STATED TASK
Pull out each line of the records holding the string "that".

[Records contained in a dataset]
---
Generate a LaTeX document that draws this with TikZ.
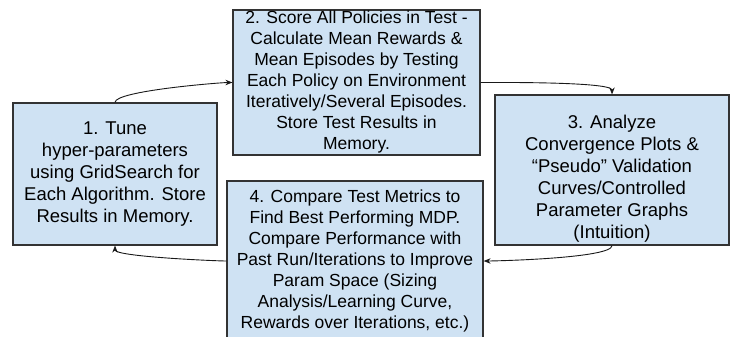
\documentclass[tikz,border=0pt]{standalone}
\usepackage{fontspec}
\setmainfont{Liberation Sans}
\usetikzlibrary{arrows.meta}
\definecolor{boxfill}{HTML}{CFE2F3}
\definecolor{boxline}{HTML}{333333}
\tikzset{
  stepbox/.style={draw=boxline, line width=1.2pt, fill=boxfill, inner sep=0pt},
  bigtxt/.style={align=center, inner sep=0pt, font=\fontsize{18.5}{22}\selectfont},
  smalltxt/.style={align=center, inner sep=0pt, font=\fontsize{17.5}{21}\selectfont},
  conn/.style={draw=black!90, line width=0.9pt, -{Stealth[length=7pt,width=5.5pt]}}
}
\begin{document}
\begin{tikzpicture}[x=1pt,y=-1pt]
\useasboundingbox (0,0) rectangle (736,337);
% boxes
\node[stepbox, minimum width=204pt, minimum height=142pt] (b1) at (115,174) {};
\node[stepbox, minimum width=247pt, minimum height=145pt] (b2) at (356.5,82.5) {};
\node[stepbox, minimum width=234pt, minimum height=150pt] (b3) at (612,170) {};
\node[stepbox, minimum width=256pt, minimum height=160pt] (b4) at (355,261) {};
% texts
\node[bigtxt] (t1) at (115,174) {1. Tune\\hyper-parameters\\using GridSearch for\\Each Algorithm. Store\\Results in Memory.};
\node[smalltxt] (t2) at (356.5,82) {2. Score All Policies in Test -\\Calculate Mean Rewards \&\\Mean Episodes by Testing\\Each Policy on Environment\\Iteratively/Several Episodes.\\Store Test Results in\\Memory.};
\node[bigtxt] (t3) at (612,178.5) {3. Analyze\\Convergence Plots \&\\“Pseudo” Validation\\Curves/Controlled\\Parameter Graphs\\(Intuition)};
\node[smalltxt] (t4) at (355,261) {4. Compare Test Metrics to\\Find Best Performing MDP.\\Compare Performance with\\Past Run/Iterations to Improve\\Param Space (Sizing\\Analysis/Learning Curve,\\Rewards over Iterations, etc.)};
% connectors
\draw[conn] (b1.north) to[out=90,in=180,looseness=0.25] (b2.west);
\draw[conn] (b2.east) to[out=0,in=90,looseness=0.25] (b3.north);
\draw[conn] (b3.south) to[out=-90,in=0,looseness=0.25] (b4.east);
\draw[conn] (b4.west) to[out=180,in=-90,looseness=0.25] (b1.south);
\end{tikzpicture}
\end{document}
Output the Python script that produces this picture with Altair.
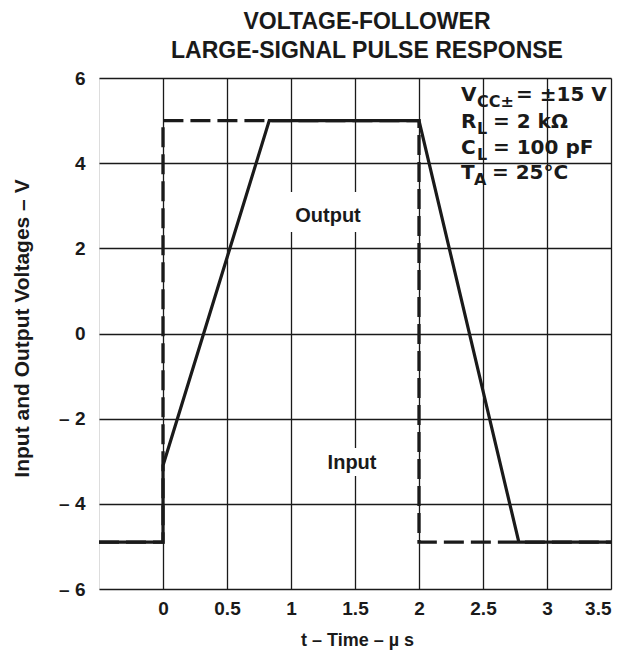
import altair as alt
import pandas as pd

# ---- data ----
input_t = [-0.5, 0.0, 0.0, 2.0, 2.0, 3.5]
input_v = [-4.9, -4.9, 5.0, 5.0, -4.9, -4.9]

output_t = [-0.5, 0.0, 0.0, 0.83, 2.0, 2.78, 3.5]
output_v = [-4.9, -4.9, -3.1, 5.0, 5.0, -4.9, -4.9]

x_ticks = [0, 0.5, 1, 1.5, 2, 2.5, 3, 3.5]
x_tick_labels = ["0", "0.5", "1", "1.5", "2", "2.5", "3", "3.5"]
y_ticks = [-6, -4, -2, 0, 2, 4, 6]
y_tick_labels = ["– 6", "– 4", "– 2", "0", "2", "4", "6"]

title_lines = ["VOLTAGE-FOLLOWER", "LARGE-SIGNAL PULSE RESPONSE"]
x_title = "t – Time – µ s"
y_title = "Input and Output Voltages – V"

# condition block: text pieces (main text + subscripts)
cond_text = ["V", "CC±", "= ±15 V",
             "R", "L", "= 2 kΩ",
             "C", "L", "= 100 pF",
             "T", "A", "= 25°C"]
cond_sub = [0, 1, 0,
            0, 1, 0,
            0, 1, 0,
            0, 1, 0]
cond_line = [0, 0, 0,
             1, 1, 1,
             2, 2, 2,
             3, 3, 3]
# horizontal placement of each piece, in time units (µs)
cond_x = [2.328, 2.453, 2.758,
          2.328, 2.453, 2.578,
          2.328, 2.453, 2.578,
          2.328, 2.430, 2.570]
# baseline of each condition line, in volts
cond_line_y = [5.460, 4.826, 4.216, 3.628]
SUB_DROP = 0.14  # volts

# curve labels
label_text = ["Output", "Input"]
label_x = [1.289, 1.477]
label_y = [2.62, -3.18]
# white boxes behind the curve labels
box_x = [0.953, 1.242]
box_x2 = [1.617, 1.711]
box_y = [3.323, -2.689]
box_y2 = [2.384, -3.347]

FONT = "Liberation Sans"
COND_FONT = "DejaVu Sans"
INK = "#1a1a1a"


def label_expr(values, labels):
    expr = "''"
    for v, l in reversed(list(zip(values, labels))):
        expr = f"abs(datum.value - ({v})) < 1e-6 ? '{l}' : ({expr})"
    return expr


df_in = pd.DataFrame({"t": input_t, "v": input_v, "i": range(len(input_t))})
df_out = pd.DataFrame({"t": output_t, "v": output_v, "i": range(len(output_t))})
df_cond = pd.DataFrame({
    "text": cond_text,
    "x": cond_x,
    "y": [cond_line_y[l] - (SUB_DROP if s else 0) for l, s in zip(cond_line, cond_sub)],
    "size": [16 if s else 20 for s in cond_sub],
})
df_lab = pd.DataFrame({"text": label_text, "x": label_x, "y": label_y})
df_box = pd.DataFrame({"x": box_x, "x2": box_x2, "y": box_y, "y2": box_y2})

xscale = alt.Scale(domain=[-0.5, 3.5], nice=False, zero=False)
yscale = alt.Scale(domain=[-6, 6], nice=False, zero=False)

xaxis = alt.Axis(
    values=x_ticks, labelExpr=label_expr(x_ticks, x_tick_labels),
    title=x_title, grid=True, gridColor=INK, gridWidth=1.3, gridOpacity=1,
    ticks=False, tickSize=0, domain=False, labelPadding=10,
    labelFont=FONT, labelFontSize=19, labelFontWeight="bold", labelColor=INK,
    titleFont=FONT, titleFontSize=18, titleFontWeight="bold", titleColor=INK,
    titleBaseline="alphabetic", titleY=56, titleX=258,
)
yaxis = alt.Axis(
    values=y_ticks, labelExpr=label_expr(y_ticks, y_tick_labels),
    title=y_title, grid=True, gridColor=INK, gridWidth=1.3, gridOpacity=1,
    ticks=False, tickSize=0, domain=False, labelPadding=14,
    labelFont=FONT, labelFontSize=19, labelFontWeight="bold", labelColor=INK,
    titleFont=FONT, titleFontSize=21, titleFontWeight="bold", titleColor=INK,
    titleBaseline="alphabetic", titleX=-71, titleY=250, titleAngle=270,
)

base_x = alt.X("t:Q", scale=xscale, axis=xaxis)
base_y = alt.Y("v:Q", scale=yscale, axis=yaxis)

boxes = alt.Chart(df_box).mark_rect(color="white").encode(
    x=alt.X("x:Q", scale=xscale), x2="x2:Q",
    y=alt.Y("y:Q", scale=yscale), y2="y2:Q",
)

line_in = alt.Chart(df_in).mark_line(
    color=INK, strokeWidth=3.3, strokeDash=[20, 7]
).encode(x=base_x, y=base_y, order="i:Q")

line_out = alt.Chart(df_out).mark_line(
    color=INK, strokeWidth=3.2
).encode(x=base_x, y=base_y, order="i:Q")

cond = alt.Chart(df_cond).mark_text(
    align="left", baseline="alphabetic", font=COND_FONT, fontWeight="bold", color=INK
).encode(
    x=alt.X("x:Q", scale=xscale), y=alt.Y("y:Q", scale=yscale),
    text="text:N", size=alt.Size("size:Q", scale=None, legend=None),
)

labels = alt.Chart(df_lab).mark_text(
    align="center", baseline="alphabetic", font=FONT, fontWeight="bold",
    fontSize=20, color=INK
).encode(x=alt.X("x:Q", scale=xscale), y=alt.Y("y:Q", scale=yscale), text="text:N")

chart = alt.layer(boxes, line_in, line_out, cond, labels).properties(
    width=512, height=511,
    title=alt.TitleParams(
        text=title_lines, font=FONT, fontSize=23, fontWeight="bold", color=INK,
        anchor="middle", dx=12, offset=6, lineHeight=29,
    ),
    autosize=alt.AutoSizeParams(type="none"),
    padding={"left": 91, "top": 70, "right": 6, "bottom": 62},
).configure_view(
    stroke=INK, strokeWidth=3
).configure(background="white")

chart.save("out.html", embed_options={"renderer": "svg", "actions": False})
---
CORRECT OUTPUT
Generate a LaTeX document that draws this with TikZ.
Output the Python script that produces this picture with Altair.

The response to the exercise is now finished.